- Stated task -
Only the lines from the start of the data to the line containing "from matplotlib.patches import", both included, should be output, exactly and without pictures.

==== Supplied data

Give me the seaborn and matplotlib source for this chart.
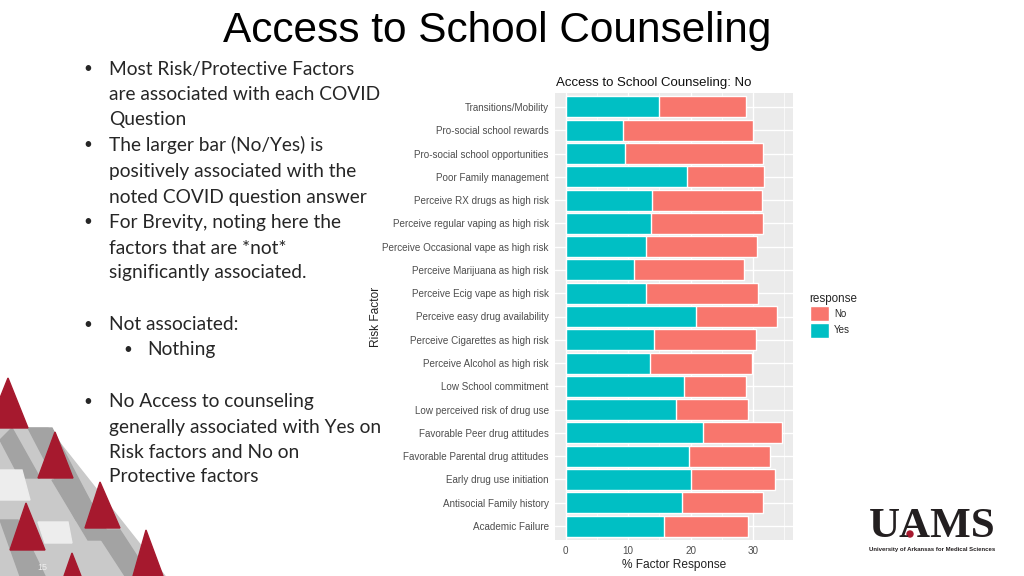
import numpy as np
import pandas as pd
import matplotlib.pyplot as plt
import seaborn as sns
from matplotlib.patches import Polygon, Patch, Circle

# chart values (% of students, split by response)
factors = [
    "Transitions/Mobility", "Pro-social school rewards", "Pro-social school opportunities",
    "Poor Family management", "Perceive RX drugs as high risk",
    "Perceive regular vaping as high risk", "Perceive Occasional vape as high risk",
    "Perceive Marijuana as high risk", "Perceive Ecig vape as high risk",
    "Perceive easy drug availability", "Perceive Cigarettes as high risk",
    "Perceive Alcohol as high risk", "Low School commitment", "Low perceived risk of drug use",
    "Favorable Peer drug attitudes", "Favorable Parental drug attitudes",
    "Early drug use initiation", "Antisocial Family history", "Academic Failure",
]
yes_pct = [15.0, 9.2, 9.5, 19.5, 13.8, 13.7, 12.9, 11.0, 12.9, 20.8,
           14.2, 13.5, 19.0, 17.6, 22.0, 19.7, 20.0, 18.7, 15.7]
no_pct = [13.9, 20.9, 22.2, 12.3, 17.7, 18.0, 17.8, 17.5, 17.9, 13.0,
          16.3, 16.4, 9.9, 11.7, 12.7, 13.1, 13.6, 12.9, 13.5]
responses = ["No", "Yes"]
x_ticks = [0, 10, 20, 30]

COL_NO = "#F8766D"
COL_YES = "#00BFC4"
RED = "#A6192E"

sns.set_theme(style="darkgrid", rc={
    "axes.facecolor": "#EBEBEB", "grid.color": "white",
    "xtick.major.size": 3, "ytick.major.size": 3,
    "xtick.color": "#333333", "ytick.color": "#333333",
})
plt.rcParams['font.family'] = ['Liberation Sans', 'DejaVu Sans']

df = pd.DataFrame({"factor": factors, "Yes": yes_pct, "No": no_pct})
df["total"] = df["Yes"] + df["No"]

fig = plt.figure(figsize=(10.24, 5.76), dpi=100)
fig.patch.set_facecolor("white")


def px(x, y):
    return x / 1024, 1 - y / 576


ax = fig.add_axes([555 / 1024, 36 / 576, 238 / 1024, 447 / 576])

# stacked bars: full length in "No" colour, "Yes" part drawn over it from 0
sns.barplot(data=df, x="total", y="factor", order=factors, orient="h",
            color=COL_NO, saturation=1, width=0.9, ax=ax)
sns.barplot(data=df, x="Yes", y="factor", order=factors, orient="h",
            color=COL_YES, saturation=1, width=0.9, ax=ax)

ax.set_xlim(-1.74, 36.44)
ax.set_ylim(len(factors) - 0.4, -0.6)
ax.set_xticks(x_ticks)
ax.set_xticks([5, 15, 25, 35], minor=True)
ax.grid(True, which="major", color="white", linewidth=1.0)
ax.grid(True, which="minor", axis="x", color="white", linewidth=0.5)
ax.set_axisbelow(True)
for s in ax.spines.values():
    s.set_visible(False)
ax.tick_params(axis="y", which="major", labelsize=7.1, labelcolor="#4D4D4D",
               pad=1.5, width=0.6)
ax.tick_params(axis="x", which="major", labelsize=7.1, labelcolor="#4D4D4D",
               pad=1.5, width=0.6)
ax.tick_params(axis="both", which="minor", length=0)
ax.set_xlabel("% Factor Response", fontsize=8.6, color="#222222", labelpad=2)
ax.set_ylabel("Risk Factor", fontsize=8.6, color="#222222")
ax.yaxis.set_label_coords(-0.728, 0.5)
ax.set_title("Access to School Counseling: No", fontsize=9.5, loc="left",
             color="#111111", pad=5, x=0.005)

handles = [Patch(facecolor=COL_NO, label="No"), Patch(facecolor=COL_YES, label="Yes")]
leg = fig.legend(handles=handles, title="response", loc="upper left",
                 bbox_to_anchor=px(801, 284), frameon=False, fontsize=7,
                 title_fontsize=8.4, handlelength=2.0, handleheight=2.0,
                 labelspacing=0.15, handletextpad=0.5)
leg._legend_box.align = "left"

# slide title
fig.text(*px(497, 31), "Access to School Counseling", fontsize=30.5,
         ha="center", va="center", color="black")

# bullet text
body = ['Lato', 'DejaVu Sans']
lines = [
    (69, True, "Most Risk/Protective Factors"),
    (94, False, "are associated with each COVID"),
    (120, False, "Question"),
    (145, True, "The larger bar (No/Yes) is"),
    (171, False, "positively associated with the"),
    (197, False, "noted COVID question answer"),
    (222, True, "For Brevity, noting here the"),
    (248, False, "factors that are *not*"),
    (273, False, "significantly associated."),
    (325, True, "Not associated:"),
    (402, True, "No Access to counseling"),
    (427, False, "generally associated with Yes on"),
    (452, False, "Risk factors and No on"),
    (477, False, "Protective factors"),
]
for y, bullet, txt in lines:
    fig.text(*px(109, y), txt, fontsize=13.8, family=body, va="center", ha="left")
    if bullet:
        fig.text(*px(88, y), "•", fontsize=11, family=body, va="center", ha="center")
fig.text(*px(147, 350), "Nothing", fontsize=13.8, family=body, va="center", ha="left")
fig.text(*px(128, 350), "•", fontsize=11, family=body, va="center", ha="center")

# decorative triangle mosaic, bottom-left
deco = fig.add_axes([0, 0, 1, 1], zorder=-1)
deco.set_xlim(0, 1024)
deco.set_ylim(576, 0)
deco.axis("off")
deco.add_patch(Polygon([(0, 428), (48, 428), (165, 576), (0, 576)], color="#C9C9C9"))
for pts in [
    [(28, 428), (52, 428), (100, 520), (76, 520)],
    [(0, 440), (12, 428), (40, 478), (20, 478)],
    [(52, 480), (78, 480), (112, 540), (88, 540)],
    [(0, 520), (18, 520), (45, 576), (20, 576)],
    [(95, 530), (120, 530), (150, 576), (125, 576)],
]:
    deco.add_patch(Polygon(pts, color="#A3A3A3"))
for pts in [
    [(0, 470), (22, 470), (30, 500), (0, 500)],
    [(38, 522), (68, 522), (72, 543), (45, 543)],
]:
    deco.add_patch(Polygon(pts, color="#EDEDED"))
for pts in [
    [(-12, 428), (8, 378), (28, 428)],
    [(38, 478), (55, 432), (73, 478)],
    [(85, 528), (100, 482), (120, 528)],
    [(133, 576), (146, 530), (163, 576)],
    [(10, 550), (26, 503), (45, 550)],
    [(64, 576), (72, 553), (81, 576)],
]:
    deco.add_patch(Polygon(pts, color=RED))
fig.text(*px(42, 568), "15", fontsize=6.5, color="#EEEEEE", ha="center", va="center")

# UAMS logo
fig.text(*px(932, 527), "UAMS", fontsize=31, fontweight="bold", family=['Liberation Serif'],
         ha="center", va="center", color="#231F20")
deco.add_patch(Circle((910, 534), 3, color=RED, zorder=5))
fig.text(*px(932, 549), "University of Arkansas for Medical Sciences", fontsize=4.3,
         fontweight="bold", ha="center", va="center", color="#231F20")

fig.savefig("out.png", dpi=100)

========

- Reply to the exercise -
Give me the seaborn and matplotlib source for this chart.
import numpy as np
import pandas as pd
import matplotlib.pyplot as plt
import seaborn as sns
from matplotlib.patches import Polygon, Patch, Circle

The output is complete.